When I compared prioritized sweeping with value iteration on the 4x3
maze, I found that `4x3psweep -n 0`

performs only 280 Q
backups before convergence, whereas `4x3vi`

performs 396 Q
backups. However, this is probably not a fair comparison, bcause
although I'm using the same value of epsilon in both cases, the
epsilon's mean different things. The original motivation for
prioritized sweeping was to improve performance *during* the
stochastic planning process. In other words, suppose we compared the
greedy policies after performing, say, 100 Q backups. Which method
would be better? To measure this, I have implemented a new member
function, `MonteCarloEval`

and arranged for it to be called
after every `MCinterval`

Q backups. This function performs
`MCNSteps`

of simulated execution and computes the total
discounted reward received over those steps and prints it out. There
is a global variable `MCpolicy`

, which specifies which
policy should be executed. I have set this variable to 0, which means
that the greedy policy should be executed, but you can also set it to
1, which causes a random policy to be execute.

The graph below shows the online performance of the two algorithms.

We can see that Prioritized Sweeping achieves good performance
sooner. If we set the epsilon for Prioritized Sweeping to be even
bigger (e.g., 0.1 instead of 0.01), then it achieves better
performance even sooner. In effect, by using a large value for
epsilon, we are doing only the *important* backups. This effect
is even stronger in the Windy Gridworld, because value iteration takes
a long time to propagate information from the goal back to the start
state, whereas prioritized sweeping is much more direct. Please
construct a graph similar to the one shown above comparing prioritized
sweeping (with -n 0) and value iteration.

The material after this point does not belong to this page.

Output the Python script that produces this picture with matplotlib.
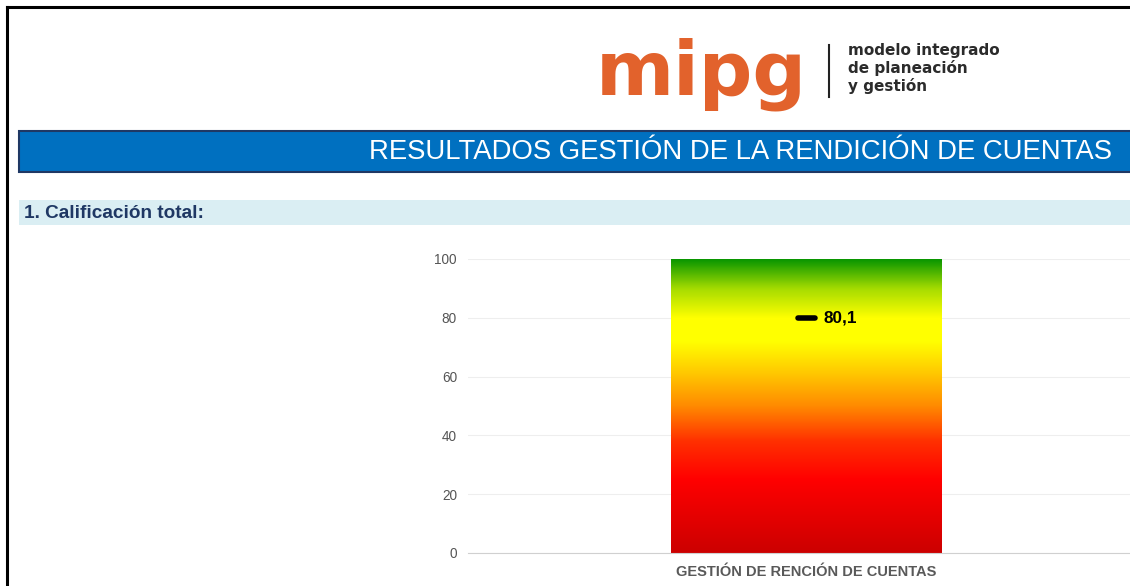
import numpy as np
import matplotlib
matplotlib.use("Agg")
import matplotlib.pyplot as plt
from matplotlib.colors import LinearSegmentedColormap
from matplotlib.patches import Rectangle
from matplotlib.lines import Line2D

plt.rcParams['font.family'] = ['Liberation Sans', 'DejaVu Sans']

# ---- data ----
categories = ["GESTIÓN DE RENCIÓN DE CUENTAS"]
scale_max = [100]
scores = [80.1]
score_labels = ["80,1"]
y_ticks = [0, 20, 40, 60, 80, 100]
title = "RESULTADOS GESTIÓN DE LA RENDICIÓN DE CUENTAS"
section = "1. Calificación total:"
logo_word = "mipg"
logo_lines = ["modelo integrado", "de planeación", "y gestión"]

W, H = 1130, 586
fig = plt.figure(figsize=(W / 100, H / 100), dpi=100)
fig.patch.set_facecolor("white")

def fx(px):
    return px / W

def fy(py):
    return 1 - py / H

# page border (top & left)
fig.add_artist(Line2D([fx(7), 1.0], [fy(7), fy(7)], color="black", lw=2.2))
fig.add_artist(Line2D([fx(7), fx(7)], [fy(7), 0.0], color="black", lw=2.2))

# logo
fig.text(fx(701), fy(74), logo_word, color="#E2622C", fontsize=54, fontweight="bold",
         ha="center", va="center", family=["DejaVu Sans"])
fig.add_artist(Line2D([fx(829), fx(829)], [fy(45), fy(97)], color="#222222", lw=1.5))
for i, t in enumerate(logo_lines):
    fig.text(fx(848), fy(51 + i * 17.5), t, color="#2b2b2b", fontsize=11,
             fontweight="bold", ha="left", va="center", family=["DejaVu Sans"])

# title banner
fig.add_artist(Rectangle((fx(19), fy(172)), 1.0 - fx(19) + 0.01, fy(131) - fy(172),
                         transform=fig.transFigure, facecolor="#0070C0",
                         edgecolor="#1F3864", lw=1.5))
fig.text(fx(1112), fy(152), title, color="white", fontsize=19.8, ha="right", va="center")

# section bar
fig.add_artist(Rectangle((fx(19), fy(225)), 1.0 - fx(19), fy(200) - fy(225),
                         transform=fig.transFigure, facecolor="#DAEEF3", edgecolor="none"))
fig.text(fx(24), fy(213), section, color="#1F3864", fontsize=13.7, fontweight="bold",
         ha="left", va="center")

# chart axes
ax_left, ax_right = 468, 1145
ax_top, ax_bottom = 259, 553
ax = fig.add_axes([fx(ax_left), fy(ax_bottom), fx(ax_right - ax_left), fy(ax_top) - fy(ax_bottom)])
ax.set_facecolor("none")
ax.set_ylim(0, 100)
ax.set_xlim(-0.5, len(categories) - 0.5)
ax.set_yticks(y_ticks)
ax.set_yticklabels([str(v) for v in y_ticks], color="#555555", fontsize=9.8)
ax.tick_params(axis="y", length=0, pad=8)
ax.tick_params(axis="x", length=0, pad=9)
ax.set_xticks(range(len(categories)))
ax.set_xticklabels(categories, color="#595959", fontsize=10.5, fontweight="bold")
for s in ["top", "right", "left"]:
    ax.spines[s].set_visible(False)
ax.spines["bottom"].set_color("#d0d0d0")
ax.grid(axis="y", color="#eeeeee", lw=0.8)
ax.set_axisbelow(True)

cmap = LinearSegmentedColormap.from_list("rag", [
    (0.0, "#CC0000"), (0.25, "#FF0000"), (0.38, "#FF3000"), (0.5, "#FF8A00"),
    (0.62, "#FFCC00"), (0.72, "#FFFF00"), (0.80, "#FFFF00"), (0.90, "#A6DC00"),
    (1.0, "#0A9600")])

bw = 0.4
bars = ax.bar(range(len(categories)), scale_max, width=bw, color="none", edgecolor="none")
for i, (b, vmax) in enumerate(zip(bars, scale_max)):
    grad = np.linspace(0, 1, 256).reshape(-1, 1)
    im = ax.imshow(grad, cmap=cmap, origin="lower", aspect="auto",
                   extent=[i - bw / 2, i + bw / 2, 0, vmax], zorder=2)
    im.set_clip_path(b)

for i, (s, lab) in enumerate(zip(scores, score_labels)):
    ax.plot([i - 0.013, i + 0.013], [s, s], color="black", lw=4, solid_capstyle="round", zorder=3)
    ax.text(i + 0.025, s, lab, color="black", fontsize=12.3, fontweight="bold",
            ha="left", va="center", zorder=3)

ax.set_xlim(-0.5, len(categories) - 0.5)
ax.set_ylim(0, 100)

fig.savefig("out.png", dpi=100)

You may be interested to see a trick that I used to handle duplicate entries within the priority queue. I created a global counter to count the number of Q backups that had been performed. Each time I pushed an item onto the priority queue, that item was time-stamped with the current value of that counter. In addition, each time I updated a Q value, I time-stamped that value with the counter. In the main loop of prioritized sweeping, each time I pop an item off the stack, I check the Q(s,a) value that it wishes to update to see if it has been updated more recently than the stack item. If so, I discard the stack item. This was essential to getting this code to run in a reasonable amount of time. It wastes space on the priority queue, but it is much easier to implement than a priority queue that supports hashed access to the elements and updating of priorities.

In this assignment, you will implement two online algorithms, SARSA(0)
and Q. These methods are model-free: they do not learn or use models
of *P(s'|s,a)* or *R(s'|s,a)*. The implementation for these
two algorithms is exactly the same except for the Q update equation,
so I suggest that you define *one* function and pass a flag that
indicates whether you want to do Q learning or SARSA.

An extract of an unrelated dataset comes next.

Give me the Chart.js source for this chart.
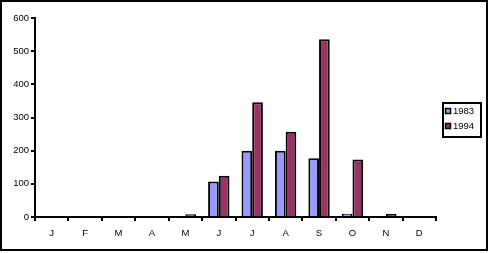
<!DOCTYPE html>
<html>
<head>
<meta charset="utf-8">
<script src="https://cdn.jsdelivr.net/npm/chart.js@4"></script>
<style>
html,body{margin:0;padding:0;background:#fff;}
#wrap{width:489px;height:253px;position:relative;}
</style>
</head>
<body>
<div id="wrap"><canvas id="c" width="489" height="253"></canvas></div>
<script>
const categories = ["J","F","M","A","M","J","J","A","S","O","N","D"];
const series1983 = [0,0,0,0,0,107,200,200,177,10,0,0];
const series1994 = [0,0,0,0,8,124,346,257,536,173,9,0];
const seriesNames = ["1983","1994"];
const yTicks = [0,100,200,300,400,500,600];

const FONT = '"Liberation Sans", Arial, sans-serif';

const frame = {
  id:'frame',
  afterDraw(chart){
    const ctx = chart.ctx;
    ctx.save();
    ctx.strokeStyle = '#000';
    ctx.lineWidth = 2;
    ctx.strokeRect(1,1,486,249);
    // legend
    ctx.strokeRect(443,103,38,34);
    ctx.font = '9.5px ' + FONT;
    ctx.textBaseline = 'middle';
    ctx.textAlign = 'left';
    chart.data.datasets.forEach((ds,i)=>{
      const y = 111 + i*15;
      ctx.fillStyle = ds.backgroundColor;
      ctx.fillRect(445.5,y-2.5,5,5);
      ctx.lineWidth = 1.5;
      ctx.strokeRect(445.5,y-2.5,5,5);
      ctx.fillStyle = '#000';
      ctx.fillText(ds.label, 453, y+0.5);
    });
    ctx.restore();
  }
};

new Chart(document.getElementById('c'), {
  type:'bar',
  data:{
    labels: categories,
    datasets:[
      {label:seriesNames[0], data:series1983, backgroundColor:'#9999FF', borderColor:'#000', borderWidth:2, borderSkipped:'bottom', categoryPercentage:0.64, barPercentage:1},
      {label:seriesNames[1], data:series1994, backgroundColor:'#993366', borderColor:'#000', borderWidth:2, borderSkipped:'bottom', categoryPercentage:0.64, barPercentage:1}
    ]
  },
  options:{
    responsive:false,
    animation:false,
    devicePixelRatio:1,
    layout:{padding:{left:0,top:18,right:53,bottom:0}},
    plugins:{legend:{display:false},tooltip:{enabled:false}},
    scales:{
      x:{
        offset:true,
        grid:{display:true,drawOnChartArea:false,drawTicks:true,tickLength:4,color:'#000',lineWidth:2,offset:true},
        border:{display:true,color:'#000',width:2},
        ticks:{color:'#000',font:{family:FONT,size:9.5},padding:7,maxRotation:0,autoSkip:false},
        afterFit(s){s.height = 36;}
      },
      y:{
        min:0,max:600,
        afterBuildTicks(s){ s.ticks = yTicks.map(v=>({value:v})); },
        grid:{display:true,drawOnChartArea:false,drawTicks:true,tickLength:4,color:'#000',lineWidth:2},
        border:{display:true,color:'#000',width:2},
        ticks:{color:'#000',font:{family:FONT,size:9.5},padding:2},
        afterFit(s){s.width = 35;}
      }
    }
  },
  plugins:[frame]
});
</script>
</body>
</html>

Your program should permit the following to be specified at the command line (or interactively):

- learning rate (alpha)
- initial exploration rate (epsilon). You should implement epsilon-greedy exploration.
- deltaEpsilon: amount to decrease epsilon after each primitive action. For example, we could set epsilon=1 and deltaEpsilon=0.001, and this would cause the epsilon-greedy exploration to converge to greedy after 1000 actions. (You will need to implement epsilon-greedy exploration.) Or we could set epsilon=0.1 and deltaEpsilon = 0, and this would cause a constant amount of exploration forever.
- number of steps. This is the number of primitive actions to perform before terminating.
- a flag that indicates whether to use Q learning or SARSA.

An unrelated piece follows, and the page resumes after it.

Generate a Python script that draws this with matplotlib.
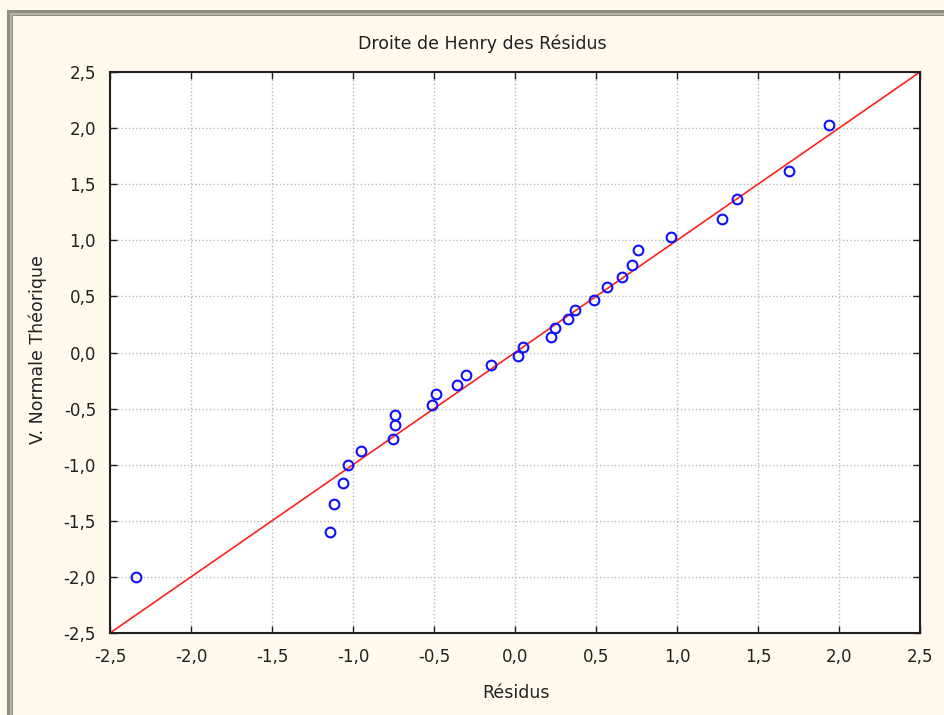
import matplotlib
matplotlib.use("Agg")
import matplotlib.pyplot as plt
from matplotlib.patches import Rectangle
from matplotlib.ticker import FuncFormatter
import numpy as np

# résidus observés et valeurs normales théoriques
residus = [-2.34, -1.14, -1.12, -1.06, -1.03, -0.95, -0.75, -0.74, -0.74,
           -0.51, -0.49, -0.36, -0.30, -0.15, 0.02, 0.05, 0.22, 0.25,
           0.33, 0.37, 0.49, 0.57, 0.66, 0.72, 0.76, 0.96, 1.28, 1.37,
           1.69, 1.94]
normale_theorique = [-2.00, -1.60, -1.35, -1.16, -1.00, -0.88, -0.77, -0.65, -0.56,
                     -0.47, -0.37, -0.29, -0.20, -0.11, -0.03, 0.05, 0.14, 0.22,
                     0.30, 0.38, 0.47, 0.58, 0.67, 0.78, 0.91, 1.03, 1.19, 1.37,
                     1.62, 2.03]
droite_x = [-2.5, 2.5]
droite_y = [-2.5, 2.5]
ticks = [-2.5, -2.0, -1.5, -1.0, -0.5, 0.0, 0.5, 1.0, 1.5, 2.0, 2.5]

plt.rcParams['font.family'] = ['DejaVu Sans']

W, H = 945, 715
fig = plt.figure(figsize=(W / 100, H / 100), dpi=100)
fig.patch.set_facecolor('#fff9ee')

# cadre de fenêtre (gauche et haut)
fig.patches.append(Rectangle((7 / W, 0), 6 / W, (H - 10) / H, transform=fig.transFigure,
                             facecolor='#8e8e80', edgecolor='none'))
fig.patches.append(Rectangle((7 / W, (H - 16) / H), (W - 7) / W, 6 / H, transform=fig.transFigure,
                             facecolor='#8e8e80', edgecolor='none'))
fig.patches.append(Rectangle((10 / W, 0), 2 / W, (H - 13) / H, transform=fig.transFigure,
                             facecolor='#b4b4a6', edgecolor='none'))
fig.patches.append(Rectangle((10 / W, (H - 15) / H), (W - 10) / W, 2 / H, transform=fig.transFigure,
                             facecolor='#b4b4a6', edgecolor='none'))

ax = fig.add_axes([110 / W, 82 / H, 810 / W, 561 / H])
ax.set_facecolor('white')

ax.plot(droite_x, droite_y, color='#ff2020', lw=1.2, zorder=2)
ax.plot(residus, normale_theorique, 'o', ms=7, mfc='none', mec='#1010ff', mew=1.5, zorder=3)

ax.set_xlim(-2.5, 2.5)
ax.set_ylim(-2.5, 2.5)
ax.set_xticks(ticks)
ax.set_yticks(ticks)
fmt = FuncFormatter(lambda v, p: f"{v:.1f}".replace('.', ','))
ax.xaxis.set_major_formatter(fmt)
ax.yaxis.set_major_formatter(fmt)
ax.tick_params(direction='in', length=5, width=1, top=True, right=True,
               labelsize=12, colors='#202020')
ax.tick_params(axis='x', pad=11)
ax.tick_params(axis='y', pad=10)
ax.grid(True, color='#b8b8b8', linestyle=':', linewidth=1)
for s in ax.spines.values():
    s.set_linewidth(1.5)
    s.set_color('#202020')

fig.text(482 / W, 1 - 44 / H, 'Droite de Henry des Résidus', ha='center', va='center',
         fontsize=12.5, color='#202020')
fig.text(516 / W, 1 - 693 / H, 'Résidus', ha='center', va='center', fontsize=12.5, color='#202020')
fig.text(38 / W, 1 - 350 / H, 'V. Normale Théorique', ha='center', va='center', rotation=90,
         fontsize=12.5, color='#202020')

fig.savefig('out.png', dpi=100, facecolor=fig.get_facecolor())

Every time your program completes a trial, it should print out the
number of primitive actions (which you should keep track of using the
global variable ActionCounter) and the number of episodes. This will
make it possible for you to create a plot like that of Figure 6.11.
Note however, that I have *not* been able to reproduce that
particular plot. The text is a bit confusing about the definition of
the domain, and I have made some changes to make it more interesting.
The main change is that I give a reward of 20 for reaching the goal.

Turn in the following:

- A graph comparing value iteration and prioritized sweeping on the windy gridworld.
- Source code listing of your sarsa/Q code (please EMAIL this to me also).
- A set of graphs for SARSA as follows. For each value of alpha = 0.1, 0.25, 0.5, 0.75, and 1.0, plot a separate graph. In each graph, compare the following values for deltaEpsilon: 0.01, 0.05, 0.001, 0.005, 0.0001. Perform each run for 10,000 primitive steps.
- A set of graphs for Q learning with exactly the same information as for SARSA.
- A graph comparing the best run for SARSA and the best run for Q learning.